Exercise prompt:
From the listing below, copy word for word every line starting at the one that includes "Rebuild this diagram" and ending at the one that includes "(p31b) -- (S.west);"; the pictures are omitted.

======== Records to use ========

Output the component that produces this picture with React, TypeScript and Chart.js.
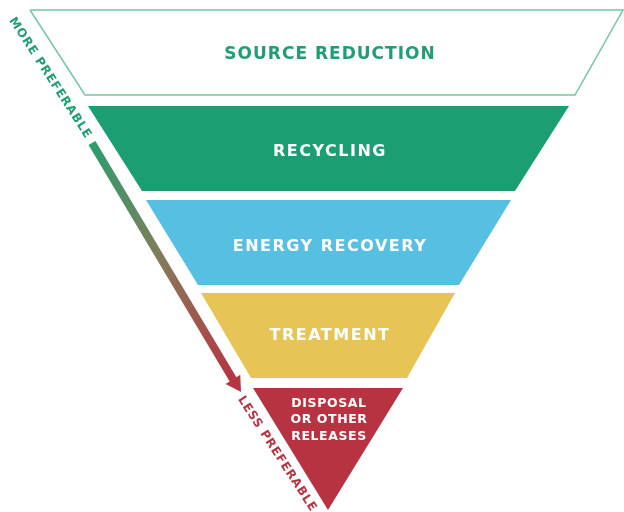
import React, { useEffect, useRef } from 'react';
import { Chart, registerables } from 'chart.js';

Chart.register(...registerables);

// Tier geometry (data space: x 0..624, y 0..512, y grows downward)
const tierNames = ['SOURCE REDUCTION', 'RECYCLING', 'ENERGY RECOVERY', 'TREATMENT', 'DISPOSAL|OR OTHER|RELEASES'];
const tierTop = [10, 106, 200, 293, 388];
const tierBottom = [95, 191, 285, 378, 510];
const tierTopLeft = [30, 88, 146, 201, 253];
const tierTopRight = [623, 569, 511, 455, 403];
const tierBottomLeft = [85, 142, 198, 251, 328];
const tierBottomRight = [575, 515, 459, 407, 328];
const tierLabelY = [55, 152, 247, 336, 420];
const tierLabelX = [330, 330, 330, 330, 329];
const tierFill = ['rgba(0,0,0,0)', '#1b9e72', '#56bfe2', '#e6c456', '#b83341'];
const tierText = ['#1f9e6f', '#ffffff', '#ffffff', '#ffffff', '#ffffff'];

// Preference arrow
const arrowStart = { x: 92, y: 143 };
const arrowBase = { x: 234, y: 381 };
const arrowTip = { x: 241, y: 392 };

// Side labels
const sideLabels = ['MORE PREFERABLE', 'LESS PREFERABLE'];
const sideLabelX = [50, 277];
const sideLabelY = [78, 454];
const sideLabelColor = ['#1f9e6f', '#b83341'];

const FONT = '"DejaVu Sans", sans-serif';

const labelPlugin = {
  id: 'pyramidLabels',
  afterDatasetsDraw(chart: any) {
    const { ctx, scales } = chart;
    const px = (v: number) => scales.x.getPixelForValue(v);
    const py = (v: number) => scales.y.getPixelForValue(v);
    ctx.save();
    ctx.textAlign = 'center';
    ctx.textBaseline = 'middle';
    tierNames.forEach((name, i) => {
      const lines = name.split('|');
      const multi = lines.length > 1;
      const size = i === 0 ? 17 : multi ? 12.5 : 16;
      ctx.font = `bold ${size}px ${FONT}`;
      (ctx as any).letterSpacing = multi ? '0.6px' : i === 0 ? '1px' : '1.5px';
      ctx.fillStyle = tierText[i];
      const lh = 16.5;
      lines.forEach((ln, j) => {
        const y = py(tierLabelY[i]) + (j - (lines.length - 1) / 2) * lh;
        ctx.fillText(ln, px(tierLabelX[i]), y);
      });
    });
    // side labels rotated along the funnel edge
    const ang = Math.atan2(
      py(tierBottom[0]) - py(tierTop[0]),
      px(tierBottomLeft[0]) - px(tierTopLeft[0])
    );
    sideLabels.forEach((t, i) => {
      ctx.save();
      ctx.translate(px(sideLabelX[i]), py(sideLabelY[i]));
      ctx.rotate(ang);
      ctx.font = `bold 12px ${FONT}`;
      (ctx as any).letterSpacing = '0.8px';
      ctx.fillStyle = sideLabelColor[i];
      ctx.fillText(t, 0, 0);
      ctx.restore();
    });
    ctx.restore();
  },
};

export default function App() {
  const ref = useRef<HTMLCanvasElement | null>(null);
  useEffect(() => {
    document.body.style.margin = '0';
    const canvas = ref.current;
    if (!canvas) return;

    const datasets: any[] = [];
    tierNames.forEach((_, i) => {
      const pts = [
        { x: tierTopLeft[i], y: tierTop[i] },
        { x: tierBottomLeft[i], y: tierBottom[i] },
        { x: tierBottomRight[i], y: tierBottom[i] },
        { x: tierTopRight[i], y: tierTop[i] },
      ];
      if (i === 0) {
        datasets.push({
          data: [...pts, pts[0]],
          showLine: true,
          borderColor: '#74c7a2',
          borderWidth: 1.5,
          pointRadius: 0,
          fill: false,
        });
      } else {
        datasets.push({
          data: pts,
          showLine: true,
          borderWidth: 0,
          borderColor: tierFill[i],
          backgroundColor: tierFill[i],
          pointRadius: 0,
          fill: { value: tierTop[i] },
        });
      }
    });

    datasets.push({
      data: [arrowStart, arrowBase],
      showLine: true,
      borderWidth: 8,
      borderCapStyle: 'butt',
      pointRadius: 0,
      fill: false,
      borderColor: (c: any) => {
        const ch = c.chart;
        const sx = ch.scales && ch.scales.x, sy = ch.scales && ch.scales.y;
        if (!sx || !sy) return '#857a58';
        const x0 = sx.getPixelForValue(arrowStart.x), y0 = sy.getPixelForValue(arrowStart.y);
        const x1 = sx.getPixelForValue(arrowBase.x), y1 = sy.getPixelForValue(arrowBase.y);
        if (![x0, y0, x1, y1].every(Number.isFinite)) return '#857a58';
        const g = ch.ctx.createLinearGradient(x0, y0, x1, y1);
        g.addColorStop(0, '#2a9e6f');
        g.addColorStop(0.5, '#857a58');
        g.addColorStop(1, '#b83341');
        return g;
      },
    });

    const dirX = arrowTip.x - arrowBase.x;
    const dirY = arrowTip.y - arrowBase.y;
    const rot = (Math.atan2(dirX, -dirY) * 180) / Math.PI;
    const len = Math.hypot(dirX, dirY);
    const r = 10;
    datasets.push({
      data: [{ x: arrowTip.x - (dirX / len) * r, y: arrowTip.y - (dirY / len) * r }],
      showLine: false,
      pointStyle: 'triangle',
      pointRadius: r,
      pointRotation: rot,
      pointBackgroundColor: '#b83341',
      pointBorderWidth: 0,
      pointBorderColor: '#b83341',
    });

    const chart = new Chart(canvas, {
      type: 'scatter',
      data: { datasets },
      options: {
        animation: false,
        responsive: false,
        maintainAspectRatio: false,
        events: [],
        layout: { padding: 0, autoPadding: false },
        plugins: { legend: { display: false }, tooltip: { enabled: false } },
        scales: {
          x: { type: 'linear', min: 0, max: 624, display: false },
          y: { type: 'linear', min: 0, max: 512, reverse: true, display: false },
        },
      },
      plugins: [labelPlugin],
    });
    return () => chart.destroy();
  }, []);

  return (
    <div style={{ width: 624, height: 512, background: '#ffffff' }}>
      <canvas ref={ref} width={624} height={512} style={{ display: 'block' }} />
    </div>
  );
}
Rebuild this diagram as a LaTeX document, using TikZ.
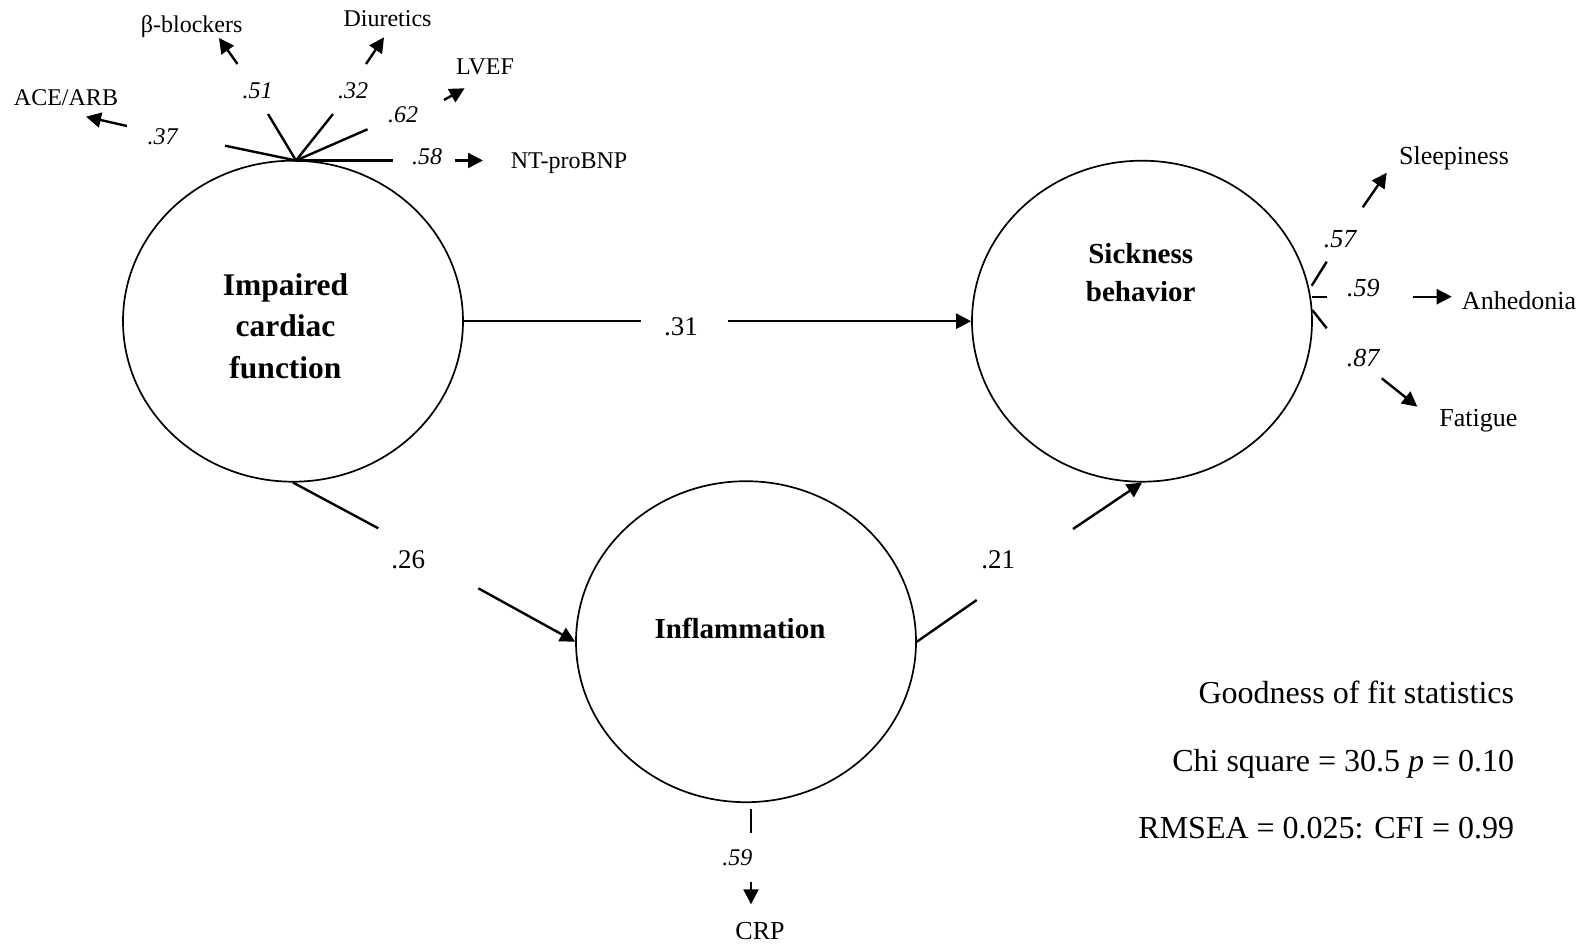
\documentclass[tikz,border=0pt]{standalone}
\usepackage{fontspec}
\setmainfont{Liberation Serif}
\usetikzlibrary{shapes.geometric,arrows.meta}
\begin{document}
\begin{tikzpicture}[x=1pt,y=-1pt,
  lat/.style={draw, ellipse, line width=1.7pt, minimum width=340pt, minimum height=321pt, inner sep=0pt},
  conn/.style={line width=2.4pt},
  arr/.style={conn,-{Triangle[length=15pt,width=15pt]}},
  latname/.style={font=\fontsize{29}{34}\selectfont\bfseries, anchor=base, inner sep=0pt},
  latnameA/.style={font=\fontsize{31.5}{36}\selectfont\bfseries, anchor=base, inner sep=0pt},
  ind/.style={font=\fontsize{24}{28}\selectfont, inner sep=0pt},
  indR/.style={font=\fontsize{26}{30}\selectfont, inner sep=0pt},
  load/.style={font=\fontsize{24}{28}\selectfont\itshape, inner sep=0pt},
  loadR/.style={font=\fontsize{26}{30}\selectfont\itshape, inner sep=0pt},
  path/.style={font=\fontsize{27}{32}\selectfont, inner sep=0pt},
  stat/.style={font=\fontsize{32}{38}\selectfont, anchor=base east, inner sep=0pt}
]
\useasboundingbox (0,0) rectangle (1584,947);

% latent variables
\node[lat] (A) at (293,321.2) {};
\node[lat] (S) at (1142,321.2) {};
\node[lat] (I) at (746,641.7) {};

\node[latnameA] (A1) at (285.5,295) {Impaired};
\node[latnameA] (A2) at (285.5,336) {cardiac};
\node[latnameA] (A3) at (285.5,378) {function};
\node[latname] (S1) at (1140.7,263.3) {Sickness};
\node[latname] (S2) at (1140.7,301.7) {behavior};
\node[latname] (I1) at (740,638.3) {Inflammation};

% structural paths
\coordinate (p26a) at (378.3,528.3);
\coordinate (p26b) at (478.3,588.3);
\node[path] (l26) at (408.3,559.3) {.26};
\draw[conn] (A.south) -- (p26a);
\draw[arr] (p26b) -- (I.west);

\coordinate (p31a) at (641,321.2);
\coordinate (p31b) at (728,321.2);
\node[path] (l31) at (681,326.7) {.31};
\draw[conn] (A.east) -- (p31a);
\draw[arr] (p31b) -- (S.west);

\coordinate (p21a) at (976.7,600);
\coordinate (p21b) at (1073,529);
\node[path] (l21) at (998.3,560) {.21};
\draw[conn] (I.east) -- (p21a);
\draw[arr] (p21b) -- (S.south);

% cardiac indicators
\coordinate (J) at (296,160.5);
\coordinate (a1) at (225,145.7);
\coordinate (a2) at (127,126);
\coordinate (a3) at (86,116.7);
\coordinate (b1) at (268,114);
\coordinate (b2) at (237.5,64);
\coordinate (b3) at (219,38);
\coordinate (c1) at (333,114);
\coordinate (c2) at (366,64);
\coordinate (c3) at (384,37.3);
\coordinate (d1) at (367.5,129.3);
\coordinate (d2) at (444,100);
\coordinate (d3) at (464.6,88.3);
\coordinate (e1) at (392.5,160.5);
\coordinate (e2) at (455,160.5);
\coordinate (e3) at (483,160.5);

\draw[conn] (J) -- (a1);
\draw[conn] (J) -- (b1);
\draw[conn] (J) -- (c1);
\draw[conn] (J) -- (d1);
\draw[conn] (J) -- (e1);
\draw[arr] (a2) -- (a3);
\draw[arr] (b2) -- (b3);
\draw[arr] (c2) -- (c3);
\draw[arr] (d2) -- (d3);
\draw[arr] (e2) -- (e3);

\node[load] (la) at (162.5,136.7) {.37};
\node[load] (lb) at (257.5,90.7) {.51};
\node[load] (lc) at (353,90.7) {.32};
\node[load] (ld) at (403,115) {.62};
\node[load] (le) at (427,157) {.58};

\node[ind] (ACE) at (66,98) {ACE/ARB};
\node[ind] (BB) at (191.7,26.7) {β-blockers};
\node[ind] (DIU) at (387.5,19) {Diuretics};
\node[ind] (LVEF) at (485,67) {LVEF};
\node[ind] (BNP) at (569,163.5) {NT-proBNP};

% sickness indicators
\coordinate (s1) at (1311.7,285.7);
\coordinate (s2) at (1326.7,261.7);
\coordinate (s3) at (1362.7,207.3);
\coordinate (s4) at (1386.7,172.7);
\coordinate (h1) at (1312.3,296.7);
\coordinate (h2) at (1326.7,296.7);
\coordinate (h3) at (1412.7,296.7);
\coordinate (h4) at (1451.7,296.7);
\coordinate (f1) at (1312.3,310);
\coordinate (f2) at (1326.7,328.3);
\coordinate (f3) at (1381.7,378.3);
\coordinate (f4) at (1417.3,406.7);

\draw[conn] (s1) -- (s2);
\draw[arr] (s3) -- (s4);
\draw[conn] (h1) -- (h2);
\draw[arr] (h3) -- (h4);
\draw[conn] (f1) -- (f2);
\draw[arr] (f3) -- (f4);

\node[loadR] (ls) at (1340,239.3) {.57};
\node[loadR] (lh) at (1363.3,288.3) {.59};
\node[loadR] (lf) at (1363,358.3) {.87};

\node[indR] (SLP) at (1454,158) {Sleepiness};
\node[indR] (ANH) at (1519,301) {Anhedonia};
\node[indR] (FAT) at (1478.3,421) {Fatigue};

% inflammation indicator
\coordinate (r1) at (751,809.3);
\coordinate (r2) at (751,832.7);
\coordinate (r3) at (751,881.7);
\coordinate (r4) at (751,904.3);
\draw[conn] (r1) -- (r2);
\draw[arr] (r3) -- (r4);
\node[load] (lr) at (737.3,857.3) {.59};
\node[indR] (CRP) at (760,931) {CRP};

% fit statistics
\node[stat] (g1) at (1514.3,703) {Goodness of fit statistics};
\node[stat] (g2) at (1514.3,771) {Chi square = 30.5 \textit{p} = 0.10};
\node[stat] (g3) at (1514.3,838.3) {RMSEA = 0.025: CFI = 0.99};
\end{tikzpicture}
\end{document}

========

Complete answer:
Rebuild this diagram as a LaTeX document, using TikZ.
\documentclass[tikz,border=0pt]{standalone}
\usepackage{fontspec}
\setmainfont{Liberation Serif}
\usetikzlibrary{shapes.geometric,arrows.meta}
\begin{document}
\begin{tikzpicture}[x=1pt,y=-1pt,
  lat/.style={draw, ellipse, line width=1.7pt, minimum width=340pt, minimum height=321pt, inner sep=0pt},
  conn/.style={line width=2.4pt},
  arr/.style={conn,-{Triangle[length=15pt,width=15pt]}},
  latname/.style={font=\fontsize{29}{34}\selectfont\bfseries, anchor=base, inner sep=0pt},
  latnameA/.style={font=\fontsize{31.5}{36}\selectfont\bfseries, anchor=base, inner sep=0pt},
  ind/.style={font=\fontsize{24}{28}\selectfont, inner sep=0pt},
  indR/.style={font=\fontsize{26}{30}\selectfont, inner sep=0pt},
  load/.style={font=\fontsize{24}{28}\selectfont\itshape, inner sep=0pt},
  loadR/.style={font=\fontsize{26}{30}\selectfont\itshape, inner sep=0pt},
  path/.style={font=\fontsize{27}{32}\selectfont, inner sep=0pt},
  stat/.style={font=\fontsize{32}{38}\selectfont, anchor=base east, inner sep=0pt}
]
\useasboundingbox (0,0) rectangle (1584,947);

% latent variables
\node[lat] (A) at (293,321.2) {};
\node[lat] (S) at (1142,321.2) {};
\node[lat] (I) at (746,641.7) {};

\node[latnameA] (A1) at (285.5,295) {Impaired};
\node[latnameA] (A2) at (285.5,336) {cardiac};
\node[latnameA] (A3) at (285.5,378) {function};
\node[latname] (S1) at (1140.7,263.3) {Sickness};
\node[latname] (S2) at (1140.7,301.7) {behavior};
\node[latname] (I1) at (740,638.3) {Inflammation};

% structural paths
\coordinate (p26a) at (378.3,528.3);
\coordinate (p26b) at (478.3,588.3);
\node[path] (l26) at (408.3,559.3) {.26};
\draw[conn] (A.south) -- (p26a);
\draw[arr] (p26b) -- (I.west);

\coordinate (p31a) at (641,321.2);
\coordinate (p31b) at (728,321.2);
\node[path] (l31) at (681,326.7) {.31};
\draw[conn] (A.east) -- (p31a);
\draw[arr] (p31b) -- (S.west);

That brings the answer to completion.